--- BEGIN ---

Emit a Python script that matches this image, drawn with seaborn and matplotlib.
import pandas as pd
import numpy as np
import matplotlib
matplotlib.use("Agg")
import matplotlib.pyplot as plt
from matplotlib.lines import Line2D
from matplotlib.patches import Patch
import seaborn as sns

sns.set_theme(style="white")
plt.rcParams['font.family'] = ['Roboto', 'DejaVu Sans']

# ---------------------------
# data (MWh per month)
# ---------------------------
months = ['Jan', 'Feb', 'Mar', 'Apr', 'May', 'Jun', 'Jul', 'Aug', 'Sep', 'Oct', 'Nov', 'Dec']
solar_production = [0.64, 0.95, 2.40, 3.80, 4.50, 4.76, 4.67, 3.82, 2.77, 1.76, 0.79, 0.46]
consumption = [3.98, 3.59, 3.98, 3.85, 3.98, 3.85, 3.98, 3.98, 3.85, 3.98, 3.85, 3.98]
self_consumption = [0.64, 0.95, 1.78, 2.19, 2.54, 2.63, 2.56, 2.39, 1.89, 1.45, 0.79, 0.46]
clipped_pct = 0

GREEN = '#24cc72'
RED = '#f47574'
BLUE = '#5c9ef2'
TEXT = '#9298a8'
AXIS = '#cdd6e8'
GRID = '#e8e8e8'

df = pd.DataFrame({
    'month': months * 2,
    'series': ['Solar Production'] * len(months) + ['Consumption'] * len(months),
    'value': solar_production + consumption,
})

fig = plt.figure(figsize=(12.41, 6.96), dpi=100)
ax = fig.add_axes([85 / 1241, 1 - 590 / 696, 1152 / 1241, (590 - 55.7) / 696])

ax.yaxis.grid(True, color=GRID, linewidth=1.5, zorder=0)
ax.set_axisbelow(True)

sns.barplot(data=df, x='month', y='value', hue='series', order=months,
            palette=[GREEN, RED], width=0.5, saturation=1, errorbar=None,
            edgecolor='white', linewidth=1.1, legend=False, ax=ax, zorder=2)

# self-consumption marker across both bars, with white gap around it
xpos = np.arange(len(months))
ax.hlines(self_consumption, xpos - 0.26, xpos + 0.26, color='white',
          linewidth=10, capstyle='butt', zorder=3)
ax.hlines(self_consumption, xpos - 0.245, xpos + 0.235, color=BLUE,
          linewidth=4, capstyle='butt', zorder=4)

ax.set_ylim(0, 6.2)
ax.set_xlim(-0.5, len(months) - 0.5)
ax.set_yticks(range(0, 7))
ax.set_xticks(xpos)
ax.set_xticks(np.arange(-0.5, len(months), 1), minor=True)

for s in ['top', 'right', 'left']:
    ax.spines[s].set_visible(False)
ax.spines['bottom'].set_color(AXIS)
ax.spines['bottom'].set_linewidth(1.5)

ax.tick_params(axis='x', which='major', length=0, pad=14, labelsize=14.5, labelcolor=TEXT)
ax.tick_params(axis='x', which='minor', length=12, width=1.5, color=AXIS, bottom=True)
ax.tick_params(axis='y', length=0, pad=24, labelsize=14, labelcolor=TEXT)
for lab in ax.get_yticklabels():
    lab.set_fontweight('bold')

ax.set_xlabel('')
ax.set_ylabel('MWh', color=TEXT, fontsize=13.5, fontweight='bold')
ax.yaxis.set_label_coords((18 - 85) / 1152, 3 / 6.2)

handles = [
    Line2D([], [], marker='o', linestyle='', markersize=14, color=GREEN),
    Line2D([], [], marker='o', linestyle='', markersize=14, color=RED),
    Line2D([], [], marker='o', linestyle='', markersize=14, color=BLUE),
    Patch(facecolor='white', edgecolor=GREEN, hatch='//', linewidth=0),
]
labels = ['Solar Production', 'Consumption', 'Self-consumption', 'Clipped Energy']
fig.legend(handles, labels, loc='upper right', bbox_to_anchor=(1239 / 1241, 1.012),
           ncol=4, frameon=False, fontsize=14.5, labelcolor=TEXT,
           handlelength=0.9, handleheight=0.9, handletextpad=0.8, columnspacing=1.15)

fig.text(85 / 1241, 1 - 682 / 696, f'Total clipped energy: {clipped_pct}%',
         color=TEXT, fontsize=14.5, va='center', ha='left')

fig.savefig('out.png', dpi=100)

--- END ---

WORK REQUIRED ▸ Return every line of the material exactly.

ANSWER ▸
Emit a Python script that matches this image, drawn with seaborn and matplotlib.
import pandas as pd
import numpy as np
import matplotlib
matplotlib.use("Agg")
import matplotlib.pyplot as plt
from matplotlib.lines import Line2D
from matplotlib.patches import Patch
import seaborn as sns

sns.set_theme(style="white")
plt.rcParams['font.family'] = ['Roboto', 'DejaVu Sans']

# ---------------------------
# data (MWh per month)
# ---------------------------
months = ['Jan', 'Feb', 'Mar', 'Apr', 'May', 'Jun', 'Jul', 'Aug', 'Sep', 'Oct', 'Nov', 'Dec']
solar_production = [0.64, 0.95, 2.40, 3.80, 4.50, 4.76, 4.67, 3.82, 2.77, 1.76, 0.79, 0.46]
consumption = [3.98, 3.59, 3.98, 3.85, 3.98, 3.85, 3.98, 3.98, 3.85, 3.98, 3.85, 3.98]
self_consumption = [0.64, 0.95, 1.78, 2.19, 2.54, 2.63, 2.56, 2.39, 1.89, 1.45, 0.79, 0.46]
clipped_pct = 0

GREEN = '#24cc72'
RED = '#f47574'
BLUE = '#5c9ef2'
TEXT = '#9298a8'
AXIS = '#cdd6e8'
GRID = '#e8e8e8'

df = pd.DataFrame({
    'month': months * 2,
    'series': ['Solar Production'] * len(months) + ['Consumption'] * len(months),
    'value': solar_production + consumption,
})

fig = plt.figure(figsize=(12.41, 6.96), dpi=100)
ax = fig.add_axes([85 / 1241, 1 - 590 / 696, 1152 / 1241, (590 - 55.7) / 696])

ax.yaxis.grid(True, color=GRID, linewidth=1.5, zorder=0)
ax.set_axisbelow(True)

sns.barplot(data=df, x='month', y='value', hue='series', order=months,
            palette=[GREEN, RED], width=0.5, saturation=1, errorbar=None,
            edgecolor='white', linewidth=1.1, legend=False, ax=ax, zorder=2)

# self-consumption marker across both bars, with white gap around it
xpos = np.arange(len(months))
ax.hlines(self_consumption, xpos - 0.26, xpos + 0.26, color='white',
          linewidth=10, capstyle='butt', zorder=3)
ax.hlines(self_consumption, xpos - 0.245, xpos + 0.235, color=BLUE,
          linewidth=4, capstyle='butt', zorder=4)

ax.set_ylim(0, 6.2)
ax.set_xlim(-0.5, len(months) - 0.5)
ax.set_yticks(range(0, 7))
ax.set_xticks(xpos)
ax.set_xticks(np.arange(-0.5, len(months), 1), minor=True)

for s in ['top', 'right', 'left']:
    ax.spines[s].set_visible(False)
ax.spines['bottom'].set_color(AXIS)
ax.spines['bottom'].set_linewidth(1.5)

ax.tick_params(axis='x', which='major', length=0, pad=14, labelsize=14.5, labelcolor=TEXT)
ax.tick_params(axis='x', which='minor', length=12, width=1.5, color=AXIS, bottom=True)
ax.tick_params(axis='y', length=0, pad=24, labelsize=14, labelcolor=TEXT)
for lab in ax.get_yticklabels():
    lab.set_fontweight('bold')

ax.set_xlabel('')
ax.set_ylabel('MWh', color=TEXT, fontsize=13.5, fontweight='bold')
ax.yaxis.set_label_coords((18 - 85) / 1152, 3 / 6.2)

handles = [
    Line2D([], [], marker='o', linestyle='', markersize=14, color=GREEN),
    Line2D([], [], marker='o', linestyle='', markersize=14, color=RED),
    Line2D([], [], marker='o', linestyle='', markersize=14, color=BLUE),
    Patch(facecolor='white', edgecolor=GREEN, hatch='//', linewidth=0),
]
labels = ['Solar Production', 'Consumption', 'Self-consumption', 'Clipped Energy']
fig.legend(handles, labels, loc='upper right', bbox_to_anchor=(1239 / 1241, 1.012),
           ncol=4, frameon=False, fontsize=14.5, labelcolor=TEXT,
           handlelength=0.9, handleheight=0.9, handletextpad=0.8, columnspacing=1.15)

fig.text(85 / 1241, 1 - 682 / 696, f'Total clipped energy: {clipped_pct}%',
         color=TEXT, fontsize=14.5, va='center', ha='left')

fig.savefig('out.png', dpi=100)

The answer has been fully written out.